Dieu veut sauver tous les hommes.
Si les Pères demandent à leurs disciples dos efforts pénibles et soutenus, ils les encouragent par la vue des desseins miséricordieux : « Voyez les oeuvres de Dieu, s'écrie Paul le simple, combien elles sont terribles, combien elles sont merveilleuses; venez voir comment il veut que tous les hommes soient sauvés ! »
Paul avait encore cette grâce particulière, que lorsqu'il considérait ceux qui entraient dans l'église, il voyait aussi clairement que les autres voient le visage, quelle était la disposition de leur esprit, et si leurs pensées étaient bonnes ou mauvaises. Il voyait aussi leurs anges.
Un jour considérant ceux qui entraient dans l'église, il leur vit à tous un visage clair et lumineux, le coeur plein de joie, et leurs anges qui témoignaient se réjouir de leur bonne disposition. Il en vit un néanmoins qui avait le corps tout noir et comme couvert d'un nuage sombre, des démons qui le tenaient de part et d'autre pour le tirer à eux et qui lui mettaient une bride au nez, et son ange qui le suivait de loin tout triste et tout abattu.
Paul à ce spectacle se mit à pleurer amèrement l'état de ce misérable, et à frapper sa poitrine, demeurant auprès de l'église sans y entrer. Les autres vieillards qui le virent, ne pouvant juger quelle était la cause de tant de larmes et de cette tristesse qu'ils n'avaient pas remarquée en lui auparavant, craignirent qu'ils n'eussent fait quelque faute que Dieu lui eut découverte. Ils le prièrent donc de ne la leur point cacher ou (si ce n'était pas cela) de vouloir entrer avec eux pour la messe; mais il ne voulut ni entrer ni rien dire , et il demeura là, prosterné en terre à pleurer celui dont il avait vu le malheur.

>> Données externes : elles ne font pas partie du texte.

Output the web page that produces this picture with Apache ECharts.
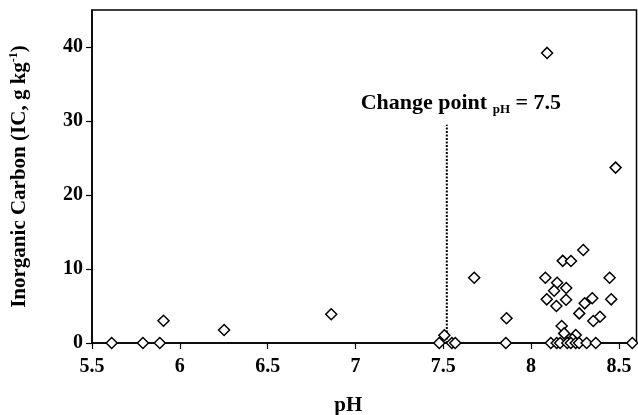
<!DOCTYPE html>
<html>
<head>
<meta charset="utf-8">
<script src="https://cdn.jsdelivr.net/npm/echarts@6/dist/echarts.min.js"></script>
<style>html,body{margin:0;padding:0;background:#fff;}#c{width:638px;height:415px;}</style>
</head>
<body>
<div id="c"></div>
<script>
// pH values (x)
var pH = [5.612, 5.79, 5.886, 5.907, 6.252, 6.862,
  7.477, 7.506, 7.549, 7.568, 7.676, 7.86, 7.856,
  8.091, 8.481, 8.297, 8.18, 8.227, 8.081, 8.447,
  8.148, 8.20, 8.131, 8.089, 8.199, 8.144, 8.456,
  8.348, 8.305, 8.274, 8.392, 8.354, 8.174, 8.188, 8.254, 8.235,
  8.112, 8.146, 8.165, 8.206, 8.226, 8.254, 8.273, 8.316, 8.368, 8.576];
// Inorganic carbon values (y)
var IC = [0, 0, 0, 3.0, 1.76, 3.88,
  0, 1.05, 0, 0, 8.82, 3.34, 0,
  39.2, 23.7, 12.57, 11.1, 11.08, 8.82, 8.82,
  8.15, 7.43, 7.07, 5.9, 5.85, 5.0, 5.9,
  6.04, 5.36, 4.0, 3.55, 2.97, 2.3, 1.3, 1.08, 0.5,
  0, 0, 0, 0, 0, 0, 0, 0, 0, 0];
var xTicks = [5.5, 6, 6.5, 7, 7.5, 8, 8.5];
var yTicks = [0, 10, 20, 30, 40];
var changePoint = [[7.52, 0], [7.52, 29.5]];
var annotationAt = [7.6, 32.4];

var FONT = 'Liberation Serif';
var chart = echarts.init(document.getElementById('c'));
var data = pH.map(function (v, i) { return [v, IC[i]]; });

chart.setOption({
  animation: false,
  grid: { left: 92, right: 1.5, top: 10, bottom: 72, containLabel: false, outerBoundsMode: 'none',
    show: true, borderColor: '#000', borderWidth: 1.5, backgroundColor: 'transparent' },
  xAxis: {
    type: 'value', min: 5.5, max: 8.6, interval: 0.5,
    name: 'pH', nameLocation: 'middle', nameGap: 52,
    nameTextStyle: { fontFamily: FONT, fontWeight: 'bold', fontSize: 21, color: '#000', padding: [0, 32, 0, 0] },
    axisLine: { show: true, onZero: false, lineStyle: { color: '#000', width: 1.5 } },
    axisTick: { show: true, inside: false, length: 6, lineStyle: { color: '#000', width: 1.2 } },
    axisLabel: { fontFamily: FONT, fontWeight: 'bold', fontSize: 20, color: '#000', margin: 14, showMaxLabel: false,
      formatter: function (v) { return xTicks.indexOf(+v.toFixed(2)) >= 0 ? String(+v.toFixed(2)) : ''; } },
    splitLine: { show: false }
  },
  yAxis: {
    type: 'value', min: 0, max: 45, interval: 10,
    name: '{n|Inorganic Carbon (IC, g kg}{s|-1}{n|)}', nameLocation: 'middle', nameGap: 60,
    nameTextStyle: { fontFamily: FONT, fontWeight: 'bold', fontSize: 21, color: '#000',
      rich: {
        n: { fontFamily: FONT, fontWeight: 'bold', fontSize: 21, color: '#000', lineHeight: 24 },
        s: { fontFamily: FONT, fontWeight: 'bold', fontSize: 12, color: '#000', verticalAlign: 'top', lineHeight: 24, padding: [0, 0, 9, 0] }
      } },
    axisLine: { show: true, lineStyle: { color: '#000', width: 1.5 } },
    axisTick: { show: true, inside: false, length: 6, lineStyle: { color: '#000', width: 1.2 } },
    axisLabel: { fontFamily: FONT, fontWeight: 'bold', fontSize: 20, color: '#000', margin: 9, showMaxLabel: false,
      formatter: function (v) { return yTicks.indexOf(v) >= 0 ? String(v) : ''; } },
    splitLine: { show: false }
  },
  series: [
    {
      type: 'scatter', data: data, symbol: 'diamond', symbolSize: 11,
      itemStyle: { color: '#fff', borderColor: '#000', borderWidth: 1.5, opacity: 1 },
      z: 3
    },
    {
      type: 'line', data: changePoint, symbol: 'none', silent: true,
      lineStyle: { color: '#000', width: 2, type: [2, 1.5] }, z: 2
    }
  ]
});

var p = chart.convertToPixel({ gridIndex: 0 }, annotationAt);
chart.setOption({
  graphic: [{
    type: 'text', x: p[0], y: p[1], z: 10,
    style: {
      text: '{a|Change point }{b|pH}{a| = 7.5}',
      align: 'center', verticalAlign: 'middle',
      rich: {
        a: { fontFamily: FONT, fontWeight: 'bold', fontSize: 22, fill: '#000', lineHeight: 26 },
        b: { fontFamily: FONT, fontWeight: 'bold', fontSize: 13, fill: '#000', verticalAlign: 'bottom', lineHeight: 26, padding: [9, 0, 0, 0] }
      }
    }
  }]
});
</script>
</body>
</html>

L'assemblée étant finie, et les assistants sortant de l'église, Paul les considéra encore tous, et alors celui qu'il avait vu en un état si déplorable, parut avec un visage fort gai, le corps tout blanc, les démons qui le suivaient de loin et son ange au contraire qui, se tenant auprès de lui, témoignait une joie et un contentement extrême. Alors Paul se leva tout ravi, et bénissant Dieu, il s'écria : « O bonté, O miséricorde ineffable de notre Dieu! 0 que sa compassion est infinie ! Ô que son amour est sans bornes. » Il courut en même temps et monta sur un endroit plus élevé, où il dit à haute voix : « Venez, voyez les oeuvres de Dieu; voyez combien elles sont terribles, combien elles sont merveilleuses. Venez voir comment il veut que tous les hommes soient sauvés, et qu'ils viennent à la connaissance de la vérité ! Venez, adorons le Seigneur, prosternons-nous devant lui, et lui disons : c'est vous seul qui pouvez remettre les péchés. »

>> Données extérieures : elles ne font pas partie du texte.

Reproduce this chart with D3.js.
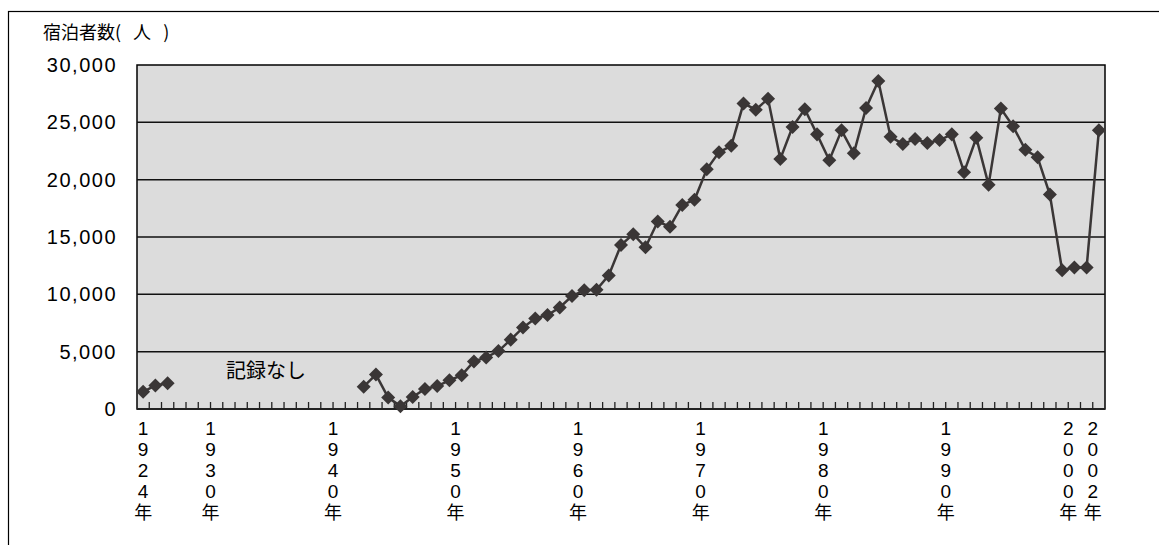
<!DOCTYPE html>
<html>
<head>
<meta charset="utf-8">
<script src="https://cdn.jsdelivr.net/npm/d3@7"></script>
<style>
  body { margin: 0; background: #fff; }
  svg text { font-family: "Liberation Sans", Arial, "Noto Sans CJK JP", sans-serif; fill: #000; }
  .jp { font-family: "Noto Sans CJK JP", sans-serif; }
</style>
</head>
<body>
<div id="chart-area"></div>
<script>
// categories: one per year
var years = [1924, 1925, 1926, 1927, 1928, 1929, 1930, 1931, 1932, 1933,
  1934, 1935, 1936, 1937, 1938, 1939, 1940, 1941, 1942, 1943,
  1944, 1945, 1946, 1947, 1948, 1949, 1950, 1951, 1952, 1953,
  1954, 1955, 1956, 1957, 1958, 1959, 1960, 1961, 1962, 1963,
  1964, 1965, 1966, 1967, 1968, 1969, 1970, 1971, 1972, 1973,
  1974, 1975, 1976, 1977, 1978, 1979, 1980, 1981, 1982, 1983,
  1984, 1985, 1986, 1987, 1988, 1989, 1990, 1991, 1992, 1993,
  1994, 1995, 1996, 1997, 1998, 1999, 2000, 2001, 2002];

// guests per year (null = no record)
var guests = [1500, 2050, 2250, null, null, null, null, null, null, null,
  null, null, null, null, null, null, null, null, 1950, 3000,
  1000, 250, 1050, 1750, 2000, 2500, 2950, 4150, 4500, 5050,
  6050, 7100, 7900, 8200, 8850, 9850, 10350, 10400, 11650, 14300,
  15250, 14100, 16350, 15900, 17800, 18250, 20900, 22400, 22950, 26650,
  26100, 27050, 21800, 24600, 26150, 23950, 21700, 24300, 22300, 26250,
  28600, 23750, 23100, 23550, 23200, 23450, 23950, 20650, 23650, 19550,
  26200, 24650, 22600, 21950, 18700, 12100, 12350, 12350, 24300];

var labelYears = [1924, 1930, 1940, 1950, 1960, 1970, 1980, 1990, 2000, 2002];
var yTicks = [0, 5000, 10000, 15000, 20000, 25000, 30000];

var width = 1159,
    height = 545;
var margin = {left: 137, right: 1105, top: 65, bottom: 409};

var data = years.map(function(y, i) { return {year: y, value: guests[i]}; });

var svg = d3.select("#chart-area").append("svg")
    .attr("width", width)
    .attr("height", height);

// outer frame (cut off on right / bottom)
svg.append("rect")
    .attr("x", 8.5).attr("y", 11.5)
    .attr("width", 1300).attr("height", 700)
    .attr("fill", "none").attr("stroke", "#000").attr("stroke-width", 1.2);

var x = d3.scaleBand()
    .domain(years)
    .range([margin.left, margin.right]);

var y = d3.scaleLinear()
    .domain([0, 30000])
    .range([margin.bottom, margin.top]);

// plot area
svg.append("rect")
    .attr("x", margin.left).attr("y", margin.top)
    .attr("width", margin.right - margin.left)
    .attr("height", margin.bottom - margin.top)
    .attr("fill", "#dcdcdc")
    .attr("stroke", "#000").attr("stroke-width", 1.5);

// gridlines
svg.selectAll(".grid")
    .data(yTicks.slice(1, -1))
    .enter().append("line")
    .attr("class", "grid")
    .attr("x1", margin.left).attr("x2", margin.right)
    .attr("y1", d => y(d)).attr("y2", d => y(d))
    .attr("stroke", "#111").attr("stroke-width", 1.5);

// y axis
var yAxis = svg.append("g")
    .attr("transform", "translate(" + margin.left + ",0)")
    .call(d3.axisLeft(y).tickValues(yTicks).tickFormat(d3.format(",")).tickSize(0).tickPadding(20));
yAxis.select(".domain").remove();
yAxis.selectAll("text")
    .attr("font-size", 20)
    .attr("font-family", "Liberation Sans, Arial, sans-serif")
    .style("letter-spacing", "1.5px");

// x axis line + minor ticks (inside)
svg.append("line")
    .attr("x1", margin.left).attr("x2", margin.right)
    .attr("y1", margin.bottom).attr("y2", margin.bottom)
    .attr("stroke", "#222").attr("stroke-width", 2);

svg.selectAll(".tick-x")
    .data(years.slice(1))
    .enter().append("line")
    .attr("class", "tick-x")
    .attr("x1", d => x(d)).attr("x2", d => x(d))
    .attr("y1", margin.bottom).attr("y2", margin.bottom - 7)
    .attr("stroke", "#222").attr("stroke-width", 1.3);

// x labels, stacked vertically
var xl = svg.selectAll(".xlabel")
    .data(labelYears)
    .enter().append("text")
    .attr("class", "xlabel")
    .attr("text-anchor", "middle")
    .attr("font-size", 18.5);

xl.each(function(d) {
  var cx = Math.max(x(d), margin.left + x.bandwidth() / 2);
  var chars = String(d).split("").concat(["年"]);
  var t = d3.select(this);
  chars.forEach(function(c, i) {
    t.append("tspan")
      .attr("x", cx)
      .attr("y", 435 + i * 21)
      .attr("class", c == "年" ? "jp" : null)
      .attr("font-size", c == "年" ? 18 : 19)
      .text(c);
  });
});

// title
svg.append("text")
    .attr("class", "jp")
    .attr("x", 43).attr("y", 39)
    .attr("font-size", 18)
    .style("white-space", "pre")
    .style("word-spacing", "8px")
    .text("宿泊者数( 人 )");

// note for missing years
svg.append("text")
    .attr("class", "jp")
    .attr("x", 226).attr("y", 378)
    .attr("font-size", 20)
    .text("記録なし");

// line
var line = d3.line()
    .defined(d => d.value != null)
    .x(d => x(d.year) + x.bandwidth() / 2)
    .y(d => y(d.value));

svg.append("path")
    .datum(data)
    .attr("d", line)
    .attr("fill", "none")
    .attr("stroke", "#3a3636")
    .attr("stroke-width", 2.5);

// diamond markers
svg.selectAll(".pt")
    .data(data.filter(d => d.value != null))
    .enter().append("path")
    .attr("class", "pt")
    .attr("d", d3.symbol().type(d3.symbolDiamond2).size(125))
    .attr("transform", d => "translate(" + (x(d.year) + x.bandwidth() / 2) + "," + y(d.value) + ")")
    .attr("fill", "#3a3636");
</script>
</body>
</html>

Tout le monde étant accouru pour savoir ce que c'était, il leur rapporta ce que Dieu lui avait fait connaître, et pria celui en qui il avait vu un tel changement de lui dire quelle en avait été la cause, et quelles étaient ses pensées et ses actions. Alors cet homme, ne pouvant pas désavouer la vérité, dit tout haut devant tout le monde, qu'il avait été engagé jusqu'alors dans le péché de fornication, mais qu'étant venu à l'église, et ayant entendu lire un endroit d'Isaïe, où Dieu promet d'effacer les péchés de ceux qui se convertiraient véritablement : « je me suis, dit-il, senti touché très vivement ; je suis rentré en moi-même, et gémissant en mon cœur, j'ai dit à Jésus-Christ : « Mon Dieu qui êtes venu en ce monde pour sauver les pécheurs, et qui nous avez fait par votre prophète les promesses que je viens d'entendre, faites-en voir l'effet en moi, quelque indigne que je sois de votre grâce... »
Alors tous les assistants rendirent grâces à Dieu à haute voix de sa miséricorde et de sa sagesse infinie, et conclurent qu'aucun pécheur ne pouvait avoir sujet de désespérer de son salut, puisque Dieu reçoit avec tant de bonté ceux qui recourent à lui, et qui purgent leurs péchés passés par la pénitence, et qu'au lieu d'exiger d'eux les peines qu'ils méritent, il leur promet et leur accorde de très grands biens. (Pélage, XVIII, 20. P. L., 73, 986.)